Nigeria's image has been greatly dented by the militants in the Niger Delta don't you think that we can use Nollywood as a plat form to tell stories better.
If we do that the same government that we speak about will ban the movie; they have banned several other movies in the past and nothing will stop them from banning this as well but I want you also to know that whatever the world knows about Nigeria is not what any ambassador has given but what Nollywood, Nigerian music industry and Nigerian footballers, have done for this country that is the only thing that encourages anybody about this country. We are the major image makers and ambassadors of this country, Nollywood is a good platform for us to say anything that we want. Nigeria's image is not dented by militants; Nigeria's image is dented by the activities of criminals. The Nigerian government hides these criminals under the tag 'militants,' they are not militants. Even though criminals are militants, these so called freedom fighters are greedy criminals. What is their quest? Who are they fighting for? Who are they trying to defend? What are they defending? From what they have done so far, from the amount of money they have received and from what is going on in their community you will know that these people are not fighting for anything but their pocket so I plead with you media people to please stop referring to them as militants because that is not who they are. Also help me tell the Nigerian government that that when you seat and discuss with people that you call common criminals, you endorse common criminal. What ever bad picture is being created is created by the Nigerian government and the criminals that they say are common criminals.

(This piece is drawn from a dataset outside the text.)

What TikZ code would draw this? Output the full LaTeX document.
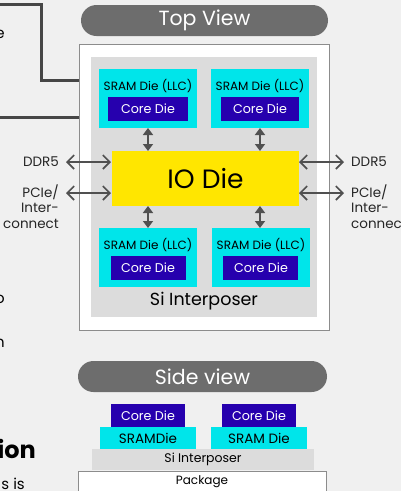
\documentclass[tikz,border=0pt]{standalone}
\usepackage{fontspec}
\setmainfont{Poppins}
\usetikzlibrary{arrows.meta}
\definecolor{bg}{HTML}{F0F0F0}
\definecolor{pill}{HTML}{6D6D6D}
\definecolor{sram}{HTML}{00E5EA}
\definecolor{core}{HTML}{2600AE}
\definecolor{iodie}{HTML}{FFE600}
\definecolor{interp}{HTML}{DCDCDC}
\definecolor{darkline}{HTML}{464646}
\definecolor{arrowc}{HTML}{505050}
\definecolor{boxborder}{HTML}{8C8C8C}
\tikzset{
  px/.style={x=1pt,y=-1pt},
  pillbox/.style={fill=pill, rounded corners=15.5pt, draw=none},
  pilltext/.style={text=white, font=\fontsize{20.5}{24}\selectfont, inner sep=0pt},
  sramtext/.style={font=\fontsize{12}{14}\selectfont, inner sep=0pt, text=black},
  coretext/.style={font=\fontsize{12.7}{15}\selectfont, inner sep=0pt, text=white},
  lbl/.style={font=\fontsize{13.5}{15.5}\selectfont, inner sep=0pt, text=black!85},
  varrow/.style={arrowc, line width=1.6pt, {Triangle[length=7pt,width=10pt]}-{Triangle[length=7pt,width=10pt]}},
  harrow/.style={arrowc, line width=1.6pt, {Straight Barb[length=7pt,width=14pt]}-{Straight Barb[length=7pt,width=14pt]}},
  conn/.style={darkline, line width=3pt},
}
\begin{document}
\begin{tikzpicture}[px]
\useasboundingbox (0,0) rectangle (401,491);
\fill[bg] (0,0) rectangle (401,491);
\clip (0,0) rectangle (401,491);

% left fragments
\node[anchor=base, font=\fontsize{15}{18}\selectfont, inner sep=0pt] (fe) at (0,38) {e};
\node[anchor=base, font=\fontsize{15}{18}\selectfont, inner sep=0pt] (fo) at (0,303) {o};
\node[anchor=base, font=\fontsize{15}{18}\selectfont, inner sep=0pt] (fn) at (0,347) {n};
\node[anchor=base east, font=\bfseries\fontsize{24}{28}\selectfont, inner sep=0pt] (fion) at (36,458) {ion};
\node[anchor=base east, font=\fontsize{15}{18}\selectfont, inner sep=0pt] (fsis) at (25,489) {s is};

% top view pill
\fill[pillbox] (81,5) rectangle (328,36);
\node[pilltext] (topview) at (204.5,20.5) {Top View};

% outer white box
\draw[boxborder, fill=white, line width=1pt] (79,44) rectangle (329,330);
\coordinate (boxA) at (79,80);
\coordinate (boxB) at (79,117);

% connectors from left
\draw[conn] (-2,4) -- (41.5,4) -- (41.5,80) -- (boxA);
\draw[conn] (-2,117) -- (boxB);

% interposer
\fill[interp] (91,57) rectangle (317,317);
\node[font=\fontsize{17.5}{20}\selectfont, inner sep=0pt] (siint) at (204,301) {Si Interposer};

% SRAM top
\fill[sram] (99,69) rectangle (197,128);
\fill[sram] (211,69) rectangle (309,128);
\fill[core] (108,97) rectangle (188,121);
\fill[core] (221,97) rectangle (299,121);
\node[sramtext] (s1) at (148,86) {SRAM Die (LLC)};
\node[sramtext] (s2) at (260,86) {SRAM Die (LLC)};
\node[coretext] (c1) at (148,109) {Core Die};
\node[coretext] (c2) at (260,109) {Core Die};

% IO die
\fill[iodie] (112,151) rectangle (299,206);
\node[font=\fontsize{26.5}{30}\selectfont, inner sep=0pt] (io) at (205.5,178.5) {IO Die};

% SRAM bottom
\fill[sram] (99,228) rectangle (197,287);
\fill[sram] (212,228) rectangle (310,287);
\fill[core] (111,256) rectangle (186,280);
\fill[core] (223,256) rectangle (298,280);
\node[sramtext] (s3) at (148,245) {SRAM Die (LLC)};
\node[sramtext] (s4) at (261,245) {SRAM Die (LLC)};
\node[coretext] (c3) at (148,268) {Core Die};
\node[coretext] (c4) at (261,268) {Core Die};

% vertical arrows
\coordinate (v1a) at (148,128); \coordinate (v1b) at (148,151);
\coordinate (v2a) at (260,128); \coordinate (v2b) at (260,151);
\coordinate (v3a) at (148,206); \coordinate (v3b) at (148,228);
\coordinate (v4a) at (260,206); \coordinate (v4b) at (260,228);
\draw[varrow] (v1a) -- (v1b);
\draw[varrow] (v2a) -- (v2b);
\draw[varrow] (v3a) -- (v3b);
\draw[varrow] (v4a) -- (v4b);

% horizontal arrows
\coordinate (l1) at (66,162); \coordinate (l1e) at (111,162);
\coordinate (l2) at (66,193); \coordinate (l2e) at (111,193);
\coordinate (r1) at (299,162); \coordinate (r1e) at (344,162);
\coordinate (r2) at (299,193); \coordinate (r2e) at (344,193);
\draw[harrow] (l1) -- (l1e);
\draw[harrow] (l2) -- (l2e);
\draw[harrow] (r1) -- (r1e);
\draw[harrow] (r2) -- (r2e);

\node[lbl, anchor=east] (ddrl) at (59,162) {DDR5};
\node[lbl, anchor=north east, align=right] (pcil) at (59,184.5) {PCIe/\\Inter-\\connect};
\node[lbl, anchor=west] (ddrr) at (351,162) {DDR5};
\node[lbl, anchor=north west, align=left] (pcir) at (351,184.5) {PCIe/\\Inter-\\connect};

% side view
\fill[pillbox] (78,361) rectangle (327,392);
\node[pilltext] (sideview) at (202.5,376.5) {Side view};

\fill[core] (111,404) rectangle (185,427);
\fill[core] (222,404) rectangle (296,427);
\node[coretext] (sc1) at (148,415.5) {Core Die};
\node[coretext] (sc2) at (259,415.5) {Core Die};
\fill[sram] (100,427) rectangle (196,449);
\fill[sram] (211,427) rectangle (307,449);
\node[sramtext, font=\fontsize{13.5}{15}\selectfont] (ss1) at (148,438) {SRAMDie};
\node[sramtext, font=\fontsize{13.5}{15}\selectfont] (ss2) at (259,438) {SRAM Die};
\fill[interp] (92,449) rectangle (314,470);
\node[sramtext, font=\fontsize{12.5}{14}\selectfont] (ssi) at (203,459.5) {Si Interposer};
\draw[boxborder, fill=white, line width=1pt] (78,471) rectangle (326,500);
\node[sramtext, font=\fontsize{12}{14}\selectfont] (pkg) at (202,482) {Package};
\end{tikzpicture}
\end{document}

Within three years Nigerian music industry land mark achievement in MTV award, when do you think that Nollywood can win an Oscar?
I do not know when but I think that Nollywood can win an Oscar; it is possible. But let me also tell you something about music, it is a universal thing you, do not need to hear what I am singing, you just need to listen to the rhythm and enjoy it. It is different in the movie industry, some of us who produce cannot classify what we have shot. If we can and also shoot in the right form, we will be able to present them any where. So you cannot win an award if you have not put in anything; the people who won MTV Base award won it because their songs were on MTV. When we begin to produce our movies in its originality and in the right format that are internationally accepted, we will win.
What is your dream for Nollywood?
My dream for Nollywood is that someday we will see ourselves as the mirror of the society and an agency for national development.
What role has your family played
Huge, my family is my major support they are there all the time, they are there when I am on the road, and they have always been there.
What is the composition of your family?
We are six, my mother's children three boys, three girls and my children I have two boys.
How soon are we going to be seeing your face in Nollywood?
The truth is that I am training younger ones and I am also moving on to television to do talk shows. Most importantly, right now, I am turning myself into the people's voice that is speaking up against hunger and poverty; I am the ambassador focused on eradicating hunger and poverty, that is my cross for now knowing that we have to keep creating strategies and concept that will help people move above living below one salary thing. They should live properly and begin to make money. I do not know when I will be coming back to Nollywood but I also know that I have already made up my mind that every year I will do like three or four movies but to come back like I want will be stretching myself too far.